Russian reaction: Having lost the fight to stop US-led forces going to war against Baghdad, Russia now faces a rematch with Washington over its business interests in Iraq, while fending off allegations of both harbouring Saddam Hussein and trying to seize his secret archives, writes Dan McLaughlin.
The Foreign Ministry here denied yesterday that Saddam was hiding in the Russian embassy in Baghdad, denouncing such reports as attempts to discredit Moscow, as it prepares for talks with its anti-war allies on Iraq's future tomorrow.
Russian President Vladimir Putin, German Chancellor Gerhard Schröder and French President Jacques Chirac are set to meet in St Petersburg to push for a UN-led effort to rebuild Iraq, while eyeing their own potentially lucrative roles in the oil-rich nation's future.
"It is very important for Russia, France and, to an extent, Germany, that they return as soon as possible to Iraq and regain their interests there," said Mr Alexander Pikayev, a political analyst at the Carnegie Centre in Moscow. "And for that, they need the UN to play a considerable role in Iraq."
Mr Pikayev said yesterday he thought Mr Chirac had asked to join Mr Putin and Mr Schröder at their long-planned summit, after seeing US National Security Adviser Ms Condoleezza Rice make a flying visit to Moscow this week.
"He wants to make sure Putin is still part of the coalition and is not about to jump over to the US side," Mr Pikayev told The Irish Times.
He also said UN Secretary General Mr Kofi Annan - who yesterday cancelled plans to join the three leaders in St Petersburg - had done so to avoid appearing to align himself with Washington's critics at a time of delicate diplomacy.

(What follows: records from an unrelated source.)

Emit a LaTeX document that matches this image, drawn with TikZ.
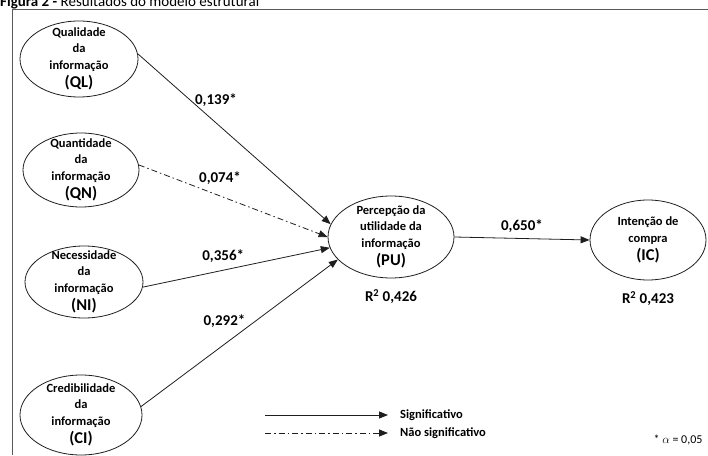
\documentclass[tikz,border=0pt]{standalone}
\usepackage{fontspec}
\setmainfont{Carlito}
\usepackage{tikz}
\usetikzlibrary{positioning,shapes.geometric,arrows.meta}
\definecolor{linegray}{HTML}{1E1E1E}
\definecolor{framegray}{HTML}{5A5A5A}
\newcommand{\abbr}[1]{{\fontsize{16.5}{18}\selectfont(#1)}}
\tikzset{
  % --- latent constructs (ellipses) ---
  construct/.style={ellipse, draw=linegray, line width=0.8pt, align=center,
                    font=\bfseries\fontsize{12.5}{16.5}\selectfont,
                    inner xsep=0pt, inner ysep=-9pt},
  % --- structural paths ---
  sig/.style={line width=0.8pt, draw=linegray,
              -{Triangle[length=9pt,width=7pt]}},
  nonsig/.style={sig, dash pattern=on 6pt off 3pt on 1.5pt off 3pt},
  coef/.style={font=\bfseries\fontsize{15}{17}\selectfont, inner sep=0pt},
  rsq/.style={font=\bfseries\fontsize{15}{17}\selectfont, inner sep=0pt},
  legtext/.style={font=\bfseries\fontsize{12.5}{14}\selectfont, inner sep=0pt},
}

\begin{document}
\begin{tikzpicture}[x=1pt, y=1pt]
  \useasboundingbox (0,0) rectangle (708,455);
  % --- title and frame ---
  \node[anchor=base west, inner sep=0pt, font=\fontsize{15}{17}\selectfont] (title)
        at (0,448) {\textbf{Figura 2 -} Resultados do modelo estrutural};
  \draw[framegray, line width=1pt] (12,0) -- (12,445) -- (708,445);

  % --- exogenous constructs (left column) ---
  \node[construct, minimum width=118pt, minimum height=76pt] (ql) at (79,396)
        {Qualidade\\da\\informação\\[2pt]\abbr{QL}};
  \node[construct, minimum width=116pt, minimum height=74pt] (qn) at (81,285)
        {Quantidade\\da\\informação\\[2pt]\abbr{QN}};
  \node[construct, minimum width=118pt, minimum height=72pt] (ni) at (84,173)
        {Necessidade\\da\\informação\\[2pt]\abbr{NI}};
  \node[construct, minimum width=122pt, minimum height=80pt] (ci) at (81,40)
        {Credibilidade\\da\\informação\\[2pt]\abbr{CI}};

  % --- endogenous constructs ---
  \node[construct, minimum width=126pt, minimum height=82pt] (pu) at (391,218)
        {Percepção da\\utilidade da\\informação\\[2pt]\abbr{PU}};
  \node[construct, minimum width=116pt, minimum height=80pt] (ic) at (648,215)
        {Intenção de\\compra\\[2pt]\abbr{IC}};
  \node[rsq, below=11pt of pu] (rpu) {R\textsuperscript{2} 0,426};
  \node[rsq, below=11pt of ic] (ric) {R\textsuperscript{2} 0,423};

  % --- paths into PU ---
  \draw[sig]    (ql.5)   -- (pu.168) node[coef, pos=0.405, yshift=23pt] {0,139*};
  \draw[nonsig] (qn.5)   -- (pu.180) node[coef, pos=0.43, yshift=18pt] {0,074*};
  \draw[sig]    (ni.355) -- (pu.190) node[coef, pos=0.43, yshift=14pt] {0,356*};
  \draw[sig]    (ci.8)   -- (pu.203) node[coef, pos=0.424, yshift=23pt] {0,292*};
  \draw[sig]    (pu.east) -- (ic.west) node[coef, pos=0.5, yshift=12pt] {0,650*};

  % --- legend ---
  \coordinate (l1) at (265,40);
  \coordinate (l2) at (265,22);
  \node[legtext, anchor=west] (lsig) at (400,40) {Significativo};
  \node[legtext, anchor=west] (lnon) at (400,22) {Não significativo};
  \draw[sig]    (l1) -- ([xshift=-12pt]lsig.west);
  \draw[nonsig] (l2) -- ([xshift=-12pt]lnon.west);
  \node[anchor=east, font=\fontsize{12}{14}\selectfont] (alpha) at (706,15)
        {* $\alpha$ = 0,05};
\end{tikzpicture}
\end{document}
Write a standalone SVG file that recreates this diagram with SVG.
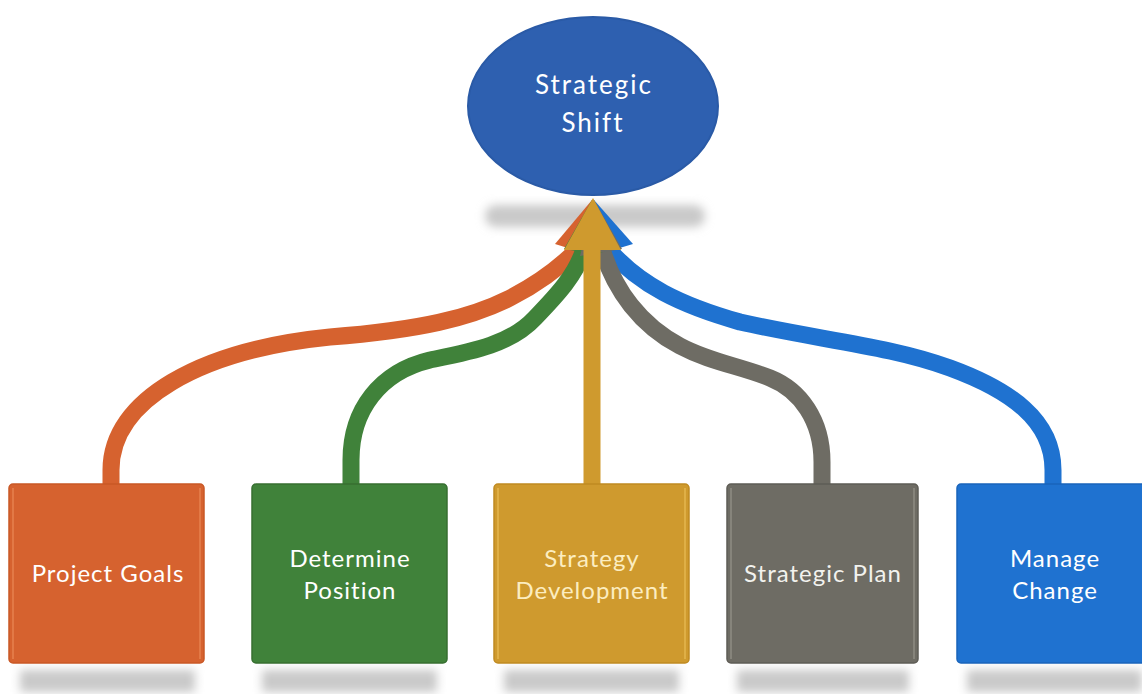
<svg xmlns="http://www.w3.org/2000/svg" width="1142" height="694" viewBox="0 0 1142 694">
  <defs>
    <filter id="soft" x="-20%" y="-100%" width="140%" height="300%">
      <feGaussianBlur stdDeviation="5"/>
    </filter>
    <style>
      .lbl { font-family: Lato, "Open Sans", "Liberation Sans", sans-serif; font-size: 24px; letter-spacing: 1px; text-anchor: middle; fill: #ffffff; }
      .big { font-size: 26px; letter-spacing: 2px; }
      .shadow { fill: #c9c9c9; filter: url(#soft); }
      .wire { fill: none; stroke-width: 17; stroke-linecap: butt; }
      .box { stroke-width: 1.5; }
      .edge { fill: none; stroke-width: 1.5; stroke-opacity: 0.55; }
    </style>
  </defs>

  <rect width="1142" height="694" fill="#ffffff"/>

  <!-- soft reflections under the shapes -->
  <g id="shadows">
    <rect class="shadow" x="485" y="205" width="220" height="22" rx="11"/>
    <rect class="shadow" x="20" y="670" width="175" height="22"/>
    <rect class="shadow" x="262" y="670" width="175" height="22"/>
    <rect class="shadow" x="504" y="670" width="175" height="22"/>
    <rect class="shadow" x="737" y="670" width="172" height="22"/>
    <rect class="shadow" x="967" y="670" width="175" height="22"/>
  </g>

  <!-- curved connectors converging on the top node -->
  <g id="connectors">
    <path class="wire" stroke="#D6622F" d="M111,484 L111,470 C111,400 200,350 330,337 C420,330 470,318 510,298 C545,280 565,262 577,250"/>
    <polygon fill="#D6622F" points="592,200 555,244 600,258"/>

    <path class="wire" stroke="#1F72D0" d="M1053,484 L1053,470 C1053,420 1010,390 950,368 C890,346 820,340 740,322 C680,305 640,285 610,251"/>
    <polygon fill="#1F72D0" points="594,200 633,244 586,258"/>

    <path class="wire" stroke="#40823A" d="M351,484 L351,460 C351,410 380,372 430,360 C470,352 510,345 535,318 C560,292 575,275 583,252"/>
    <polygon fill="#40823A" points="592,200 564,249 606,256"/>

    <path class="wire" stroke="#6E6C64" d="M822,484 L822,462 C822,420 800,390 770,378 C740,366 710,362 680,346 C640,325 615,290 603,252"/>
    <polygon fill="#6E6C64" points="594,200 622,249 580,256"/>

    <path class="wire" stroke="#CF9A2E" stroke-width="20" d="M592,484 L592,246"/>
    <polygon fill="#CF9A2E" points="593,198 564,250 621,250"/>
  </g>

  <!-- top node -->
  <g id="strategic-shift">
    <ellipse cx="593" cy="106" rx="125" ry="89" fill="#2E60B0" stroke="#2A5AA6" stroke-width="2"/>
    <text class="lbl big" x="594" y="94">Strategic</text>
    <text class="lbl big" x="593" y="132">Shift</text>
  </g>

  <!-- step boxes -->
  <g id="project-goals">
    <rect class="box" x="9" y="484" width="195" height="179" rx="4" fill="#D6622F" stroke="#C95826"/>
    <path class="edge" stroke="#F39A6A" d="M13,488 V659 M200,488 V659"/>
    <text class="lbl" x="108" y="582">Project Goals</text>
  </g>

  <g id="determine-position">
    <rect class="box" x="252" y="484" width="195" height="179" rx="4" fill="#40823A" stroke="#376F31"/>
    <text class="lbl" x="350" y="567">Determine</text>
    <text class="lbl" x="350" y="599">Position</text>
  </g>

  <g id="strategy-development">
    <rect class="box" x="494" y="484" width="195" height="179" rx="4" fill="#CF9A2E" stroke="#C08B22"/>
    <path class="edge" stroke="#F5CE6A" d="M498,488 V659 M685,488 V659"/>
    <text class="lbl" x="592" y="567" style="fill:#FCEDC0">Strategy</text>
    <text class="lbl" x="592" y="599" style="fill:#FCEDC0">Development</text>
  </g>

  <g id="strategic-plan">
    <rect class="box" x="727" y="484" width="191" height="179" rx="4" fill="#6E6C64" stroke="#5E5C55"/>
    <path class="edge" stroke="#A9A79F" d="M731,488 V659 M914,488 V659"/>
    <text class="lbl" x="823" y="582" style="fill:#F2F2EE">Strategic Plan</text>
  </g>

  <g id="manage-change">
    <rect class="box" x="957" y="484" width="195" height="179" rx="4" fill="#1F72D0" stroke="#1A64BA"/>
    <text class="lbl" x="1055" y="567">Manage</text>
    <text class="lbl" x="1055" y="599">Change</text>
  </g>
</svg>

Russia quickly tempered its criticism of Washington once war began, but not before US warnings that Moscow's staunch stance had jeopardised both its claim to $8 billion in debt from Baghdad, and the billion-dollar deals to develop Iraqi oil fields that Russian firms have signed in recent years.
US allegations that Russian firms had sold arms to Iraq further sullied relations, as did the bullets that last weekend strafed a convoy carrying Russia's ambassador to Iraq away from bomb-shattered Baghdad, in a shooting that the envoy blamed on US troops.
Russia's Foreign Intelligence Service denied reports yesterday that the CIA had planned to stop the convoy after discovering that it was carrying secret Iraqi intelligence documents out of the country. Nezavisimaya Gazeta newspaper said the plan to seize the files had been foiled when Iraqi soldiers unexpectedly returned fire.
Neither Iraqi nor US forces has accepted responsibility for the shooting.
Some commentators here are now casting doubt on the wisdom of Mr Putin's challenge to President Bush, saying Russia may have wrecked its key international relationship by so vehemently opposing US plans in the Gulf.
Mr Viktor Kremenyuk, deputy director of Moscow's USA-Canada Institute, said a vehemently anti-war nation actually gave Mr Putin little room for manoeuvre, just a few months before parliamentary elections and a year before a presidential vote.
"Showing sympathy towards US plans could have been disastrous domestically," Mr Kremenyuk said.